Pour le troupeau en conventionnel, la ration est composée de 60% d’ensilage de maïs, de 40% d’ensilage d’herbe et 4 kg de correcteur azoté. L’ingestion a quand même augmenté de 1,7 kg. Ce qui s’est traduit par un gain de 1,9 kg de lait, soit + 0,7€/VL/jour du chiffre d’affaires. « Alors que la marge sur coût alimentaire est de 6,3€/VL/jour avec un ensilage classique, elle atteint 6,7€ avec un ensilage précoce, partage Pascal Le Coeur. Pour un troupeau de 75 vaches, cela représente une amélioration de la marge de 2.635 €. L’effet est moins marqué qu’en bio car la proportion d’herbe dans la ration est plus faible ». Le stade d’ensilage n’a pas eu d’effet notable, ni sur les taux, ni sur les performances de reproduction.
Trouver le bon compromis
« Pour obtenir la qualité optimale du fourrage, on ne peut pas viser le rendement maximum, prévient Pascal Le Coeur. Même s’il faut prévoir plus de stock, l’intérêt économique est là.

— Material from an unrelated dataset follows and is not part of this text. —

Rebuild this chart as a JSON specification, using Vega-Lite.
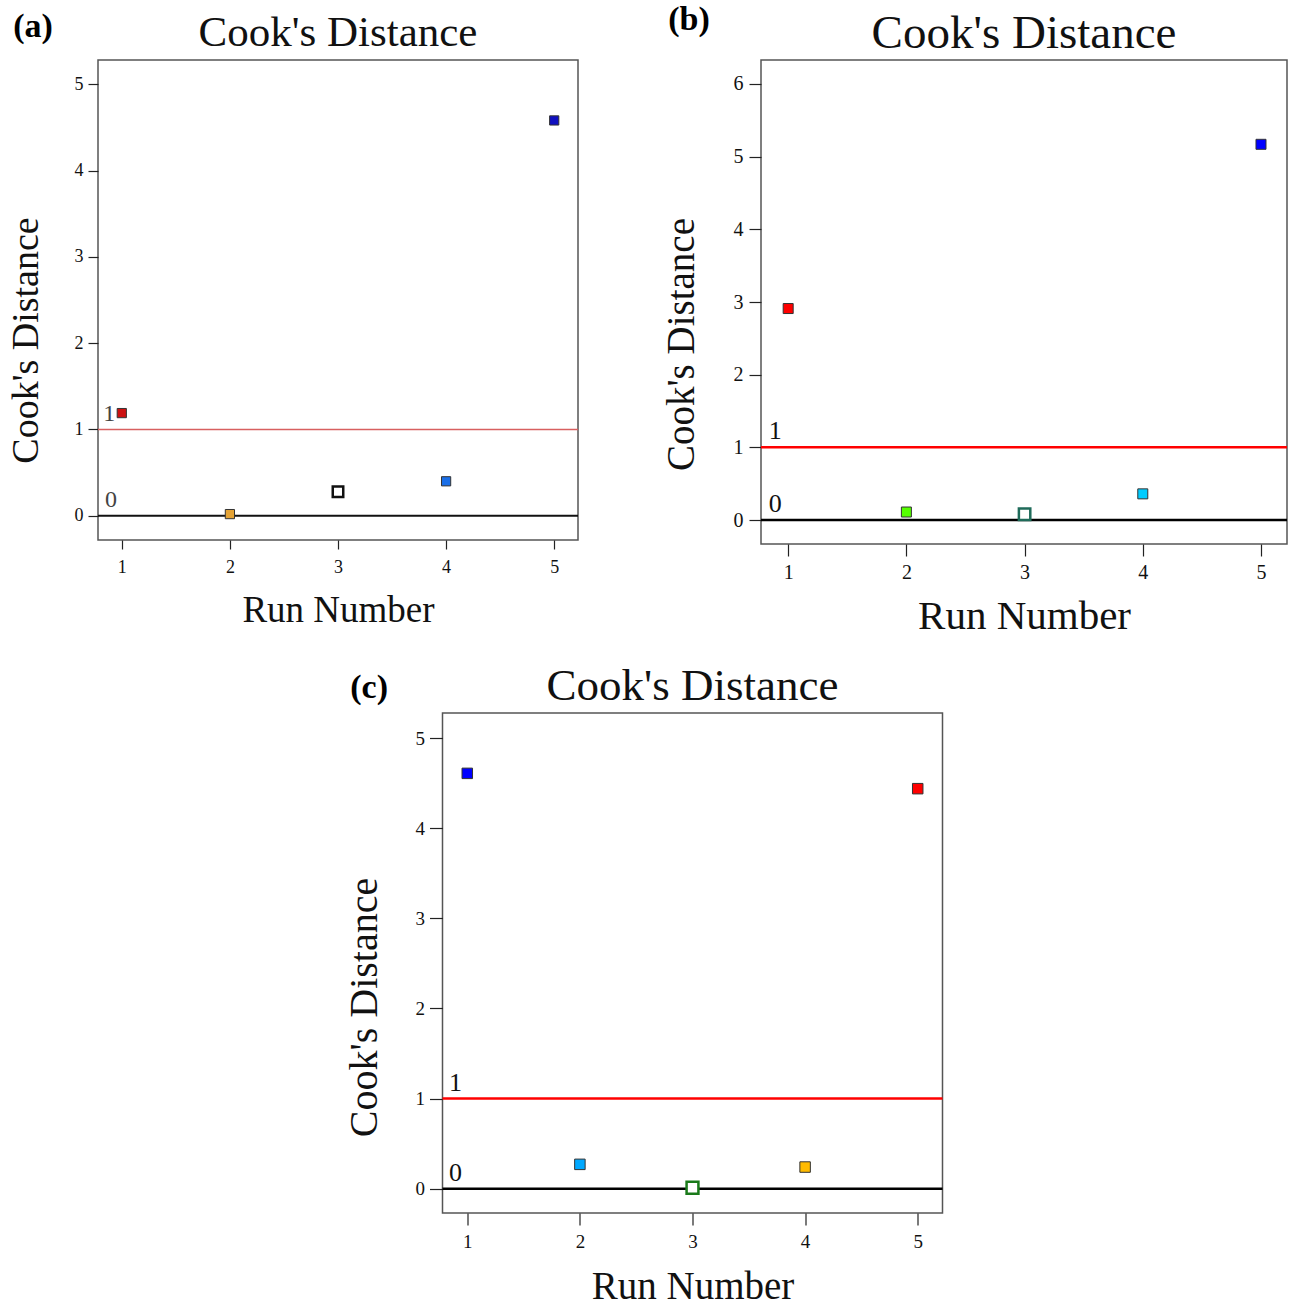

La hausse du coût des concentrés plaide aussi en faveur de l’autonomie protéique ». L’intérêt de l’ensilage précoce est à réfléchir au regard de la place de l’herbe dans son système fourrager et des surfaces disponibles. Un compromis qualité/rendement peut être trouvé en récoltant de façon précoce en début de printemps, sur la période de pousse active, puis en repassant sur des intervalles plus longs pour la 2e partie de la saison en faisant de l’enrubannage, comme les quantités sont moins importantes, ou de l’ensilage. « Avec les 3 premières coupes précoces, on ramasse 70% du rendement avant la sécheresse estivale en s’assurant de la qualité du fourrage », encourage Pascal Le Coeur.
Les prairies sur lesquelles a été testé l’ensilage précoce ont été semées avec 20 kg de ray-grass hybride typé anglais, 8 à 10 kg de trèfle violet et 1 à 2 de trèfle blanc. « Ce sont des prairies qui restent productives 4 ans, constate Pascal Le Coeur. Après 3 ans, il n’y a pratiquement plus de trèfle violet mais le trèfle blanc a tranquillement pris le relais ». Avant la 1e coupe, du lisier de bovins de bonne qualité est épandu pour un apport d’azote afin de soutenir la pousse jusqu’à ce que les légumineuses prennent le relais. Pour compléter en potasse, du fumier vieilli est apporté entre les 2 dernières coupes ou après la dernière. « Cela nous permet, dans les conditions bien arrosées du centre Finistère, un rendement de 10 à 14 T MS », chiffre Pascal Le Coeur.